__DIRECTIONS FOR THIS TASK__
Repeat every record below exactly, but leave out any pictures.

######

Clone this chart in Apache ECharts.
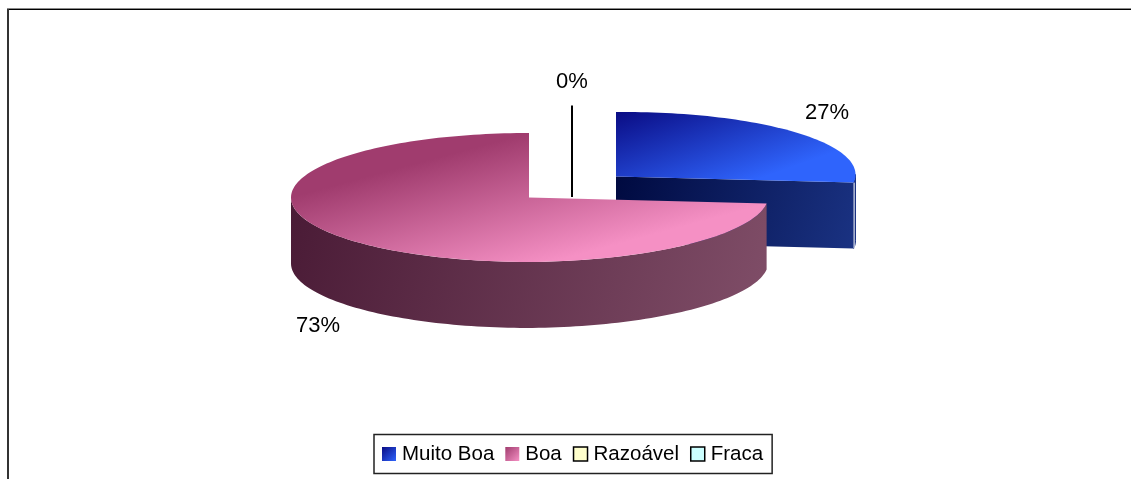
<!DOCTYPE html>
<html>
<head>
<meta charset="utf-8">
<style>html,body{margin:0;padding:0;background:#fff}#c{width:1131px;height:479px}</style>
<script src="https://cdn.jsdelivr.net/npm/echarts@6/dist/echarts.min.js"></script>
</head>
<body>
<div id="c"></div>
<script>
const categories = ['Muito Boa', 'Boa', 'Razoável', 'Fraca'];
const percentValues = [27, 73, 0, 0];

const total = percentValues.reduce((a, b) => a + b, 0);
const RX_LEFT = 238, RX_RIGHT = 239.5, RY = 64.5, DEPTH = 66, RIGHT_LIFT = 2;
const FONT = '"Liberation Sans", Arial, sans-serif';

const globalGrad = (s, e, stops) => ({
  type: 'linear', global: true, x: s[0], y: s[1], x2: e[0], y2: e[1],
  colorStops: stops.map((c, i) => ({ offset: i / (stops.length - 1), color: c }))
});

// per-slice drawing style
const looks = [
  { cx: 616, cy: 176.5, label: [827, 112.5],
    top: globalGrad([616, 112], [652.5, 216], ['#0a0c84', '#2f64fc']),
    side: globalGrad([616, 176], [853, 248], ['#000a40', '#1a3282']), rim: '#1a3282' },
  { cx: 529, cy: 197.5, label: [318, 325.5],
    top: globalGrad([529, 133], [563, 259], ['#a03c6e', '#f590c4']),
    side: globalGrad([291, 200], [767, 328], ['#4a1b36', '#804e68']) },
  { cx: 572, cy: 197, label: [572, 82], leader: true },
  { cx: 572, cy: 197, label: [572, 82], leader: true, hidden: true }
];
const swatches = [
  new echarts.graphic.LinearGradient(0, 0, 1, 1, [{ offset: 0, color: '#0a0c84' }, { offset: 1, color: '#2f64fc' }]),
  new echarts.graphic.LinearGradient(0, 0, 1, 1, [{ offset: 0, color: '#a03c6e' }, { offset: 1, color: '#f590c4' }]),
  '#ffffcc', '#ccffff'
];

function point(look, deg, dy) {
  const a = deg * Math.PI / 180, s = Math.sin(a);
  return [look.cx + (s >= 0 ? RX_RIGHT : RX_LEFT) * s,
    look.cy - RY * Math.cos(a) - (s > 0 ? RIGHT_LIFT * s : 0) + (dy || 0)];
}
function arc(look, from, to, dy) {
  const pts = [];
  const n = Math.max(2, Math.ceil(Math.abs(to - from) / 1.5));
  for (let i = 0; i <= n; i++) pts.push(point(look, from + (to - from) * i / n, dy));
  return pts;
}
function text(str, pos) {
  return { type: 'text', z2: 10, style: { text: str, x: pos[0], y: pos[1], align: 'center', verticalAlign: 'middle',
    font: '22px ' + FONT, fill: '#000' } };
}
function makeRender(index) {
  return function (params, api) {
    const v = api.value(0), look = looks[index];
    const before = percentValues.slice(0, index).reduce((a, b) => a + b, 0);
    const start = before / total * 360, end = (before + v) / total * 360;
    const label = v / total * 100;
    const children = [];
    if (v === 0) {
      if (look.hidden) return { type: 'group', children };
      children.push({ type: 'line', shape: { x1: look.cx, y1: 105.5, x2: look.cx, y2: look.cy },
        style: { stroke: '#000', lineWidth: 2 } });
      children.push(text(Math.round(label) + '%', look.label));
      return { type: 'group', children };
    }
    const c = [look.cx, look.cy], cb = [look.cx, look.cy + DEPTH];
    // slice whose cut face at the end angle is seen from the front
    if (end <= 180) {
      const e = point(look, end), eb = point(look, end, DEPTH);
      const rim = arc(look, 90, end).concat(arc(look, end, 90, DEPTH));
      children.push({ type: 'polygon', shape: { points: rim }, style: { fill: look.rim, stroke: look.rim, lineWidth: 1 } });
      children.push({ type: 'polygon', shape: { points: [c, e, eb, cb] },
        style: { fill: look.side } });
      children.push({ type: 'line', shape: { x1: e[0] + 0.5, y1: e[1], x2: eb[0] + 0.5, y2: eb[1] },
        style: { stroke: '#fff', lineWidth: 1 } });
    }
    // outer wall of the front-facing arc
    if (start >= 90 || end >= 270) {
      const wf = Math.max(start, 90), wt = Math.min(end, 270);
      const wall = arc(look, wf, wt).concat(arc(look, wt, wf, DEPTH));
      children.push({ type: 'polygon', shape: { points: wall }, style: { fill: look.side } });
    }
    // top face
    children.push({ type: 'polygon', shape: { points: [c].concat(arc(look, start, end)) },
      style: { fill: look.top } });
    children.push(text(Math.round(label) + '%', look.label));
    return { type: 'group', children };
  };
}

const chart = echarts.init(document.getElementById('c'), null, { renderer: 'canvas' });
const drawOrder = [0, 2, 3, 1];
chart.setOption({
  animation: false,
  backgroundColor: '#fff',
  graphic: [
    { type: 'line', shape: { x1: 7, y1: 8.5, x2: 1131, y2: 8.5 }, style: { stroke: '#8a8a8a', lineWidth: 1 } },
    { type: 'line', shape: { x1: 7, y1: 9.5, x2: 1131, y2: 9.5 }, style: { stroke: '#000', lineWidth: 1 } },
    { type: 'line', shape: { x1: 8, y1: 9, x2: 8, y2: 479 }, style: { stroke: '#333', lineWidth: 2 } }
  ],
  legend: {
    left: 374, top: 434.5,
    data: categories.map((name, i) => ({
      name, icon: 'rect',
      itemStyle: { color: swatches[i], borderColor: i > 1 ? '#000' : 'transparent', borderWidth: i > 1 ? 1.5 : 0 }
    })),
    orient: 'horizontal',
    itemWidth: 14, itemHeight: 14, itemGap: 11,
    padding: [9, 9, 9, 8],
    backgroundColor: '#fff', borderColor: '#222', borderWidth: 1.5, borderRadius: 0,
    selectedMode: false,
    textStyle: { fontFamily: 'Liberation Sans', fontSize: 20.5, color: '#000', padding: [0, 0, 0, 1] }
  },
  series: drawOrder.map(i => ({
    type: 'custom', name: categories[i], coordinateSystem: 'none', silent: true,
    itemStyle: { color: '#888' },
    renderItem: makeRender(i), data: [[percentValues[i]]]
  }))
});
</script>
</body>
</html>
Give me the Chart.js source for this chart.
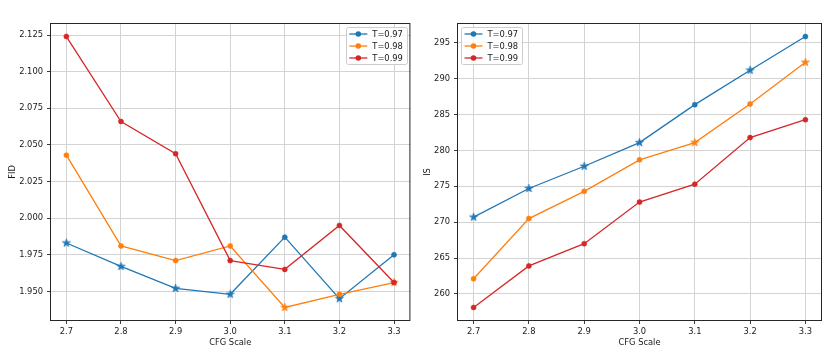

######

__ANSWER TO THIS PROBLEM__
Clone this chart in Apache ECharts.
<!DOCTYPE html>
<html>
<head>
<meta charset="utf-8">
<style>html,body{margin:0;padding:0;background:#fff}#c{width:1131px;height:479px}</style>
<script src="https://cdn.jsdelivr.net/npm/echarts@6/dist/echarts.min.js"></script>
</head>
<body>
<div id="c"></div>
<script>
const categories = ['Muito Boa', 'Boa', 'Razoável', 'Fraca'];
const percentValues = [27, 73, 0, 0];

const total = percentValues.reduce((a, b) => a + b, 0);
const RX_LEFT = 238, RX_RIGHT = 239.5, RY = 64.5, DEPTH = 66, RIGHT_LIFT = 2;
const FONT = '"Liberation Sans", Arial, sans-serif';

const globalGrad = (s, e, stops) => ({
  type: 'linear', global: true, x: s[0], y: s[1], x2: e[0], y2: e[1],
  colorStops: stops.map((c, i) => ({ offset: i / (stops.length - 1), color: c }))
});

// per-slice drawing style
const looks = [
  { cx: 616, cy: 176.5, label: [827, 112.5],
    top: globalGrad([616, 112], [652.5, 216], ['#0a0c84', '#2f64fc']),
    side: globalGrad([616, 176], [853, 248], ['#000a40', '#1a3282']), rim: '#1a3282' },
  { cx: 529, cy: 197.5, label: [318, 325.5],
    top: globalGrad([529, 133], [563, 259], ['#a03c6e', '#f590c4']),
    side: globalGrad([291, 200], [767, 328], ['#4a1b36', '#804e68']) },
  { cx: 572, cy: 197, label: [572, 82], leader: true },
  { cx: 572, cy: 197, label: [572, 82], leader: true, hidden: true }
];
const swatches = [
  new echarts.graphic.LinearGradient(0, 0, 1, 1, [{ offset: 0, color: '#0a0c84' }, { offset: 1, color: '#2f64fc' }]),
  new echarts.graphic.LinearGradient(0, 0, 1, 1, [{ offset: 0, color: '#a03c6e' }, { offset: 1, color: '#f590c4' }]),
  '#ffffcc', '#ccffff'
];

function point(look, deg, dy) {
  const a = deg * Math.PI / 180, s = Math.sin(a);
  return [look.cx + (s >= 0 ? RX_RIGHT : RX_LEFT) * s,
    look.cy - RY * Math.cos(a) - (s > 0 ? RIGHT_LIFT * s : 0) + (dy || 0)];
}
function arc(look, from, to, dy) {
  const pts = [];
  const n = Math.max(2, Math.ceil(Math.abs(to - from) / 1.5));
  for (let i = 0; i <= n; i++) pts.push(point(look, from + (to - from) * i / n, dy));
  return pts;
}
function text(str, pos) {
  return { type: 'text', z2: 10, style: { text: str, x: pos[0], y: pos[1], align: 'center', verticalAlign: 'middle',
    font: '22px ' + FONT, fill: '#000' } };
}
function makeRender(index) {
  return function (params, api) {
    const v = api.value(0), look = looks[index];
    const before = percentValues.slice(0, index).reduce((a, b) => a + b, 0);
    const start = before / total * 360, end = (before + v) / total * 360;
    const label = v / total * 100;
    const children = [];
    if (v === 0) {
      if (look.hidden) return { type: 'group', children };
      children.push({ type: 'line', shape: { x1: look.cx, y1: 105.5, x2: look.cx, y2: look.cy },
        style: { stroke: '#000', lineWidth: 2 } });
      children.push(text(Math.round(label) + '%', look.label));
      return { type: 'group', children };
    }
    const c = [look.cx, look.cy], cb = [look.cx, look.cy + DEPTH];
    // slice whose cut face at the end angle is seen from the front
    if (end <= 180) {
      const e = point(look, end), eb = point(look, end, DEPTH);
      const rim = arc(look, 90, end).concat(arc(look, end, 90, DEPTH));
      children.push({ type: 'polygon', shape: { points: rim }, style: { fill: look.rim, stroke: look.rim, lineWidth: 1 } });
      children.push({ type: 'polygon', shape: { points: [c, e, eb, cb] },
        style: { fill: look.side } });
      children.push({ type: 'line', shape: { x1: e[0] + 0.5, y1: e[1], x2: eb[0] + 0.5, y2: eb[1] },
        style: { stroke: '#fff', lineWidth: 1 } });
    }
    // outer wall of the front-facing arc
    if (start >= 90 || end >= 270) {
      const wf = Math.max(start, 90), wt = Math.min(end, 270);
      const wall = arc(look, wf, wt).concat(arc(look, wt, wf, DEPTH));
      children.push({ type: 'polygon', shape: { points: wall }, style: { fill: look.side } });
    }
    // top face
    children.push({ type: 'polygon', shape: { points: [c].concat(arc(look, start, end)) },
      style: { fill: look.top } });
    children.push(text(Math.round(label) + '%', look.label));
    return { type: 'group', children };
  };
}

const chart = echarts.init(document.getElementById('c'), null, { renderer: 'canvas' });
const drawOrder = [0, 2, 3, 1];
chart.setOption({
  animation: false,
  backgroundColor: '#fff',
  graphic: [
    { type: 'line', shape: { x1: 7, y1: 8.5, x2: 1131, y2: 8.5 }, style: { stroke: '#8a8a8a', lineWidth: 1 } },
    { type: 'line', shape: { x1: 7, y1: 9.5, x2: 1131, y2: 9.5 }, style: { stroke: '#000', lineWidth: 1 } },
    { type: 'line', shape: { x1: 8, y1: 9, x2: 8, y2: 479 }, style: { stroke: '#333', lineWidth: 2 } }
  ],
  legend: {
    left: 374, top: 434.5,
    data: categories.map((name, i) => ({
      name, icon: 'rect',
      itemStyle: { color: swatches[i], borderColor: i > 1 ? '#000' : 'transparent', borderWidth: i > 1 ? 1.5 : 0 }
    })),
    orient: 'horizontal',
    itemWidth: 14, itemHeight: 14, itemGap: 11,
    padding: [9, 9, 9, 8],
    backgroundColor: '#fff', borderColor: '#222', borderWidth: 1.5, borderRadius: 0,
    selectedMode: false,
    textStyle: { fontFamily: 'Liberation Sans', fontSize: 20.5, color: '#000', padding: [0, 0, 0, 1] }
  },
  series: drawOrder.map(i => ({
    type: 'custom', name: categories[i], coordinateSystem: 'none', silent: true,
    itemStyle: { color: '#888' },
    renderItem: makeRender(i), data: [[percentValues[i]]]
  }))
});
</script>
</body>
</html>
Give me the Chart.js source for this chart.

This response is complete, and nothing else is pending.